Leave out the pictures, and retype only the lines from the beginning of the material through the line that contains "fig = go.Figure()", including both.

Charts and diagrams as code
— Start —
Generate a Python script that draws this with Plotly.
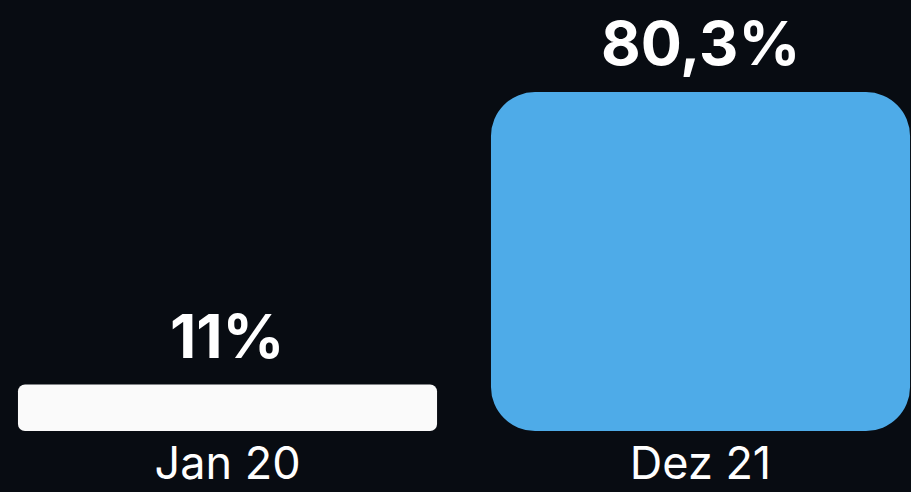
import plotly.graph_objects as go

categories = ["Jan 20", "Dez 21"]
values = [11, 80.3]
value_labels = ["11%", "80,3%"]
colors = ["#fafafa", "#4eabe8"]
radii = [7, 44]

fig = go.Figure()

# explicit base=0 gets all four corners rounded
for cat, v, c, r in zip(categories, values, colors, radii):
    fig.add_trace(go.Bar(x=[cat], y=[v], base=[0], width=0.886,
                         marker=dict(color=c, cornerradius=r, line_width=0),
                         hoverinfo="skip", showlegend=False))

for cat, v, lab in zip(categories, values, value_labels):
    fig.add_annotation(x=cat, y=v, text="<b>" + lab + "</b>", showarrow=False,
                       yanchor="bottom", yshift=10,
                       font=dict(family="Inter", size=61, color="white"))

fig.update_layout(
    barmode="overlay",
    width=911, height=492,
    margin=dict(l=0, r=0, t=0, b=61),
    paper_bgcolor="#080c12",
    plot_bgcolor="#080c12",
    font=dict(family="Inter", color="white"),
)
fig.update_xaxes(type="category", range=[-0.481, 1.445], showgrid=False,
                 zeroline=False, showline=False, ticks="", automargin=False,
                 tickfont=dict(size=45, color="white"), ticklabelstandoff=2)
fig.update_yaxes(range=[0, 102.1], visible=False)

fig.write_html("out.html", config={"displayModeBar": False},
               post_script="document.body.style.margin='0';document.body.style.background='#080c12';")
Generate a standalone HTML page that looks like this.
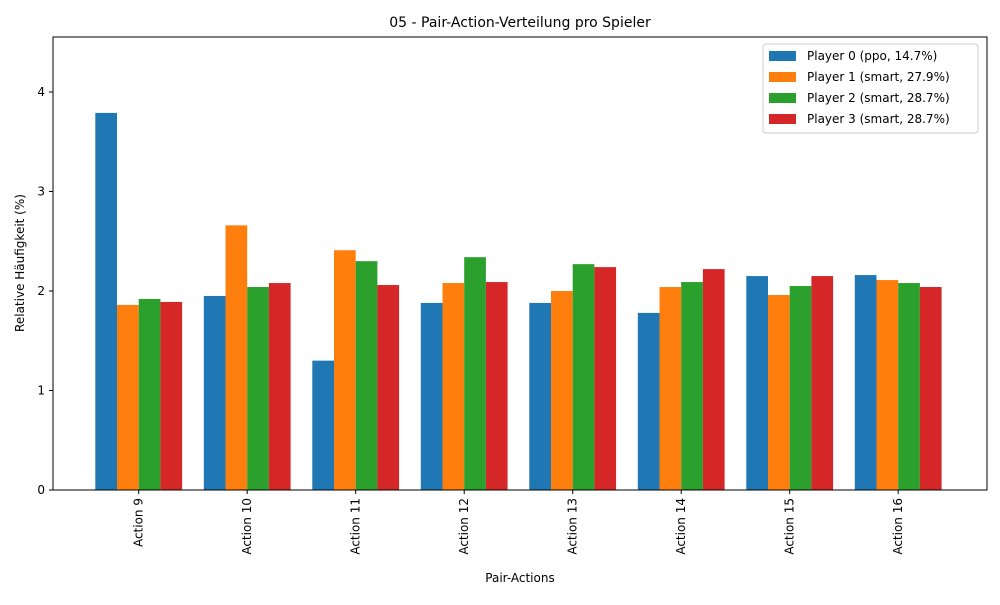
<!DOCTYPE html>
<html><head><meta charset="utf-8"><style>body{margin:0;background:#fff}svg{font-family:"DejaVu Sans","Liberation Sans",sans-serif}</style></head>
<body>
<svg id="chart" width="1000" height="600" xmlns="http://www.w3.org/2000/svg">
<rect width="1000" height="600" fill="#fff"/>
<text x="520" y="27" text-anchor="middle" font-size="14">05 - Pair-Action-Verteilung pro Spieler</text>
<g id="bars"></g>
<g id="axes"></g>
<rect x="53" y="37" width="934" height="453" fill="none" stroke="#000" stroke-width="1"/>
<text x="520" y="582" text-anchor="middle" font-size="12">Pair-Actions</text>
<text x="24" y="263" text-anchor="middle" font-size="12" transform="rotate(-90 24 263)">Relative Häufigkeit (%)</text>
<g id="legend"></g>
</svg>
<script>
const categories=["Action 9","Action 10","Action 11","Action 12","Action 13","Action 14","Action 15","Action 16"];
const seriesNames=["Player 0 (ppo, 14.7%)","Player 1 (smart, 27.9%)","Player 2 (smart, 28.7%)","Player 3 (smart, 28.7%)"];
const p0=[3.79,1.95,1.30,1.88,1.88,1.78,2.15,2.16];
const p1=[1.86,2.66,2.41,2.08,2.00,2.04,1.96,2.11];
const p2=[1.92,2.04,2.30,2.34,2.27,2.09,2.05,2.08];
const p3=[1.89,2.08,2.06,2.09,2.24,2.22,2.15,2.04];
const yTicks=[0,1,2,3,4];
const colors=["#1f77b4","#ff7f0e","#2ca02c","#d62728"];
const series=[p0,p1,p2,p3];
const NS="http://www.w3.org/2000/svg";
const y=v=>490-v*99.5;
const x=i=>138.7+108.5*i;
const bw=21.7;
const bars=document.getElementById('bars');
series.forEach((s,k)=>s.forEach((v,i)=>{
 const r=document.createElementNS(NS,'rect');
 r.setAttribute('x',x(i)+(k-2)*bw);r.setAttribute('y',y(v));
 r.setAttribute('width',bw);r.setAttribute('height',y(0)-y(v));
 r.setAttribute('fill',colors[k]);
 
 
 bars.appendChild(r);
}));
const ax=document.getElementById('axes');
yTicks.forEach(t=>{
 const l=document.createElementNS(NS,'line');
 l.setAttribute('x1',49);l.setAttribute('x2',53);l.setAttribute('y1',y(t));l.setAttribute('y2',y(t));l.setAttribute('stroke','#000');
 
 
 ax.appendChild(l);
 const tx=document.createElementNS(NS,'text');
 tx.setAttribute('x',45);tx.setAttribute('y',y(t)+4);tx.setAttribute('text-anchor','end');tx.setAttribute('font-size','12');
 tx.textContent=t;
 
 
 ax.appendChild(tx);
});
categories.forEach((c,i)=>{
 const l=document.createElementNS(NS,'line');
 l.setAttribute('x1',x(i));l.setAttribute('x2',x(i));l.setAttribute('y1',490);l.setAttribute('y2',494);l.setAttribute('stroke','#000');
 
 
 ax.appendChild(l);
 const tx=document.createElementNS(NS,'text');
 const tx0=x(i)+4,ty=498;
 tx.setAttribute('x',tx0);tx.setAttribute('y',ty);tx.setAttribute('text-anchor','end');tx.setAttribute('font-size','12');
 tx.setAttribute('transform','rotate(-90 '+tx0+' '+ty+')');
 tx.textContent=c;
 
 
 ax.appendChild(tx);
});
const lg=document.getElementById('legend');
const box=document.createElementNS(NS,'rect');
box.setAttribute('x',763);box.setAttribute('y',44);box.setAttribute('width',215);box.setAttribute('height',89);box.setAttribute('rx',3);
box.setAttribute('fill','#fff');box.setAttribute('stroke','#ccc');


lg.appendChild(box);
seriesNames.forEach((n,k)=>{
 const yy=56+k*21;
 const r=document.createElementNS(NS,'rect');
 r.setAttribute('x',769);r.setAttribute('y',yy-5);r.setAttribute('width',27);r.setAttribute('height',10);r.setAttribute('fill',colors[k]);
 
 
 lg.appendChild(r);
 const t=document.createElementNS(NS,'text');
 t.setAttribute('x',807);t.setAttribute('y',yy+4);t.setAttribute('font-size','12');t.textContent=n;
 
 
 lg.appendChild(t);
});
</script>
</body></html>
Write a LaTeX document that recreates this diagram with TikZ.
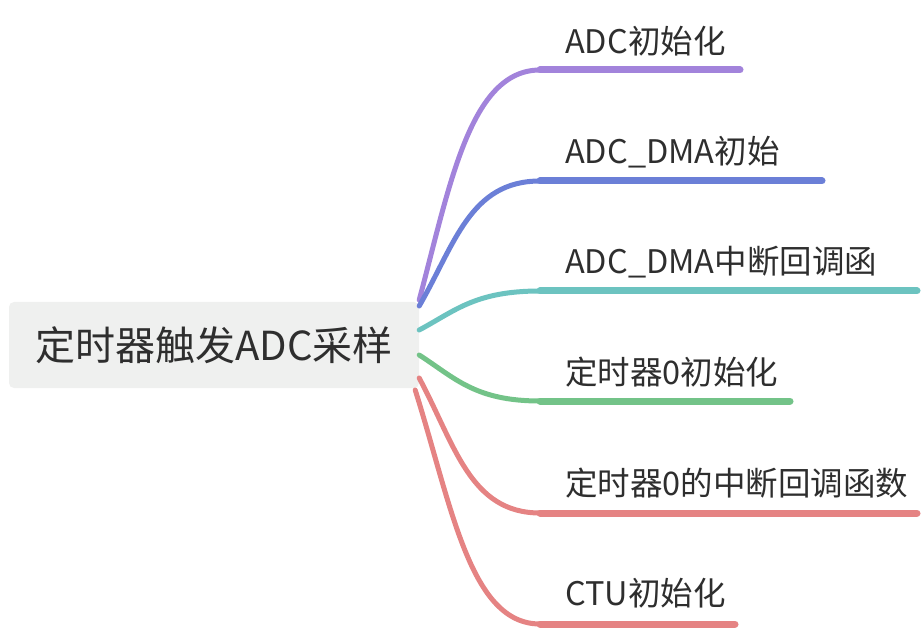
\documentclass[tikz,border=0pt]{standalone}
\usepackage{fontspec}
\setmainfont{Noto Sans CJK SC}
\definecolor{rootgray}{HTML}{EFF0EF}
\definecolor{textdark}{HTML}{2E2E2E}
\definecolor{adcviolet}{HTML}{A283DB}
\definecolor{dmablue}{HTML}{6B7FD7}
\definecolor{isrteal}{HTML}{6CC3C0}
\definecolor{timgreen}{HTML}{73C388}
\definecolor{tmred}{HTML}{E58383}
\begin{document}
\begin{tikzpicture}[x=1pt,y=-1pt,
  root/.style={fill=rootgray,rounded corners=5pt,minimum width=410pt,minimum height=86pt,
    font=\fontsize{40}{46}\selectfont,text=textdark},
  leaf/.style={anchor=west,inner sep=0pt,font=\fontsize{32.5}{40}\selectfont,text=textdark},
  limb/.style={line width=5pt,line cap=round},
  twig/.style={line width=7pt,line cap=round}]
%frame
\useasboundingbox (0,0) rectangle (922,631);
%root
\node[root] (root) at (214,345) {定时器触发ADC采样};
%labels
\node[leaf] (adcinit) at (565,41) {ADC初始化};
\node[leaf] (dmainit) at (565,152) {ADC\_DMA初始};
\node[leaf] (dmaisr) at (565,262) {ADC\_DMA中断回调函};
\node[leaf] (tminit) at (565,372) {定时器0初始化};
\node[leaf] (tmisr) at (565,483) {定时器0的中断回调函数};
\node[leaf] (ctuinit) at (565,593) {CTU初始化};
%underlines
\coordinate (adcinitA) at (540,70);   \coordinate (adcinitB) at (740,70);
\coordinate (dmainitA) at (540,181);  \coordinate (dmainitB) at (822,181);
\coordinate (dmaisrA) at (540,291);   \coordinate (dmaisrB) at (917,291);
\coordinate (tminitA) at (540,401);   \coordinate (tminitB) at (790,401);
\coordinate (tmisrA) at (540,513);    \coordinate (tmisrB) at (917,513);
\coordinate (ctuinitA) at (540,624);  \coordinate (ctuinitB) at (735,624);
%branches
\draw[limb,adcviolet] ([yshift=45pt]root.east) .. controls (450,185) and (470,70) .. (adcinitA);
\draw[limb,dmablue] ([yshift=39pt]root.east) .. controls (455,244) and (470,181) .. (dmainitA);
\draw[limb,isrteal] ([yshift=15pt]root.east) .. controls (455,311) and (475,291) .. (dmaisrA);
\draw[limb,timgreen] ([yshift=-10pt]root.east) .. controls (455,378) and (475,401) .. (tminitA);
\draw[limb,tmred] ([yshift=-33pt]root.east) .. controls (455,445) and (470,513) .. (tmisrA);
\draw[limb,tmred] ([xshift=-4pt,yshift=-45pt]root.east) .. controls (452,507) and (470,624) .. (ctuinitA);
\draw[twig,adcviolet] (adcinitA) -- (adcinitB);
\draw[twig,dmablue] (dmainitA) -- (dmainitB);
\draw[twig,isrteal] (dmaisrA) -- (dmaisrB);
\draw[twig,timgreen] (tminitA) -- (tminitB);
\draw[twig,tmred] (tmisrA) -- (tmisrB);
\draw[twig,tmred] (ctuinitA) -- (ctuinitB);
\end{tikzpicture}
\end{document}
— End —
ANSWER BELOW:
Generate a Python script that draws this with Plotly.
import plotly.graph_objects as go

categories = ["Jan 20", "Dez 21"]
values = [11, 80.3]
value_labels = ["11%", "80,3%"]
colors = ["#fafafa", "#4eabe8"]
radii = [7, 44]

fig = go.Figure()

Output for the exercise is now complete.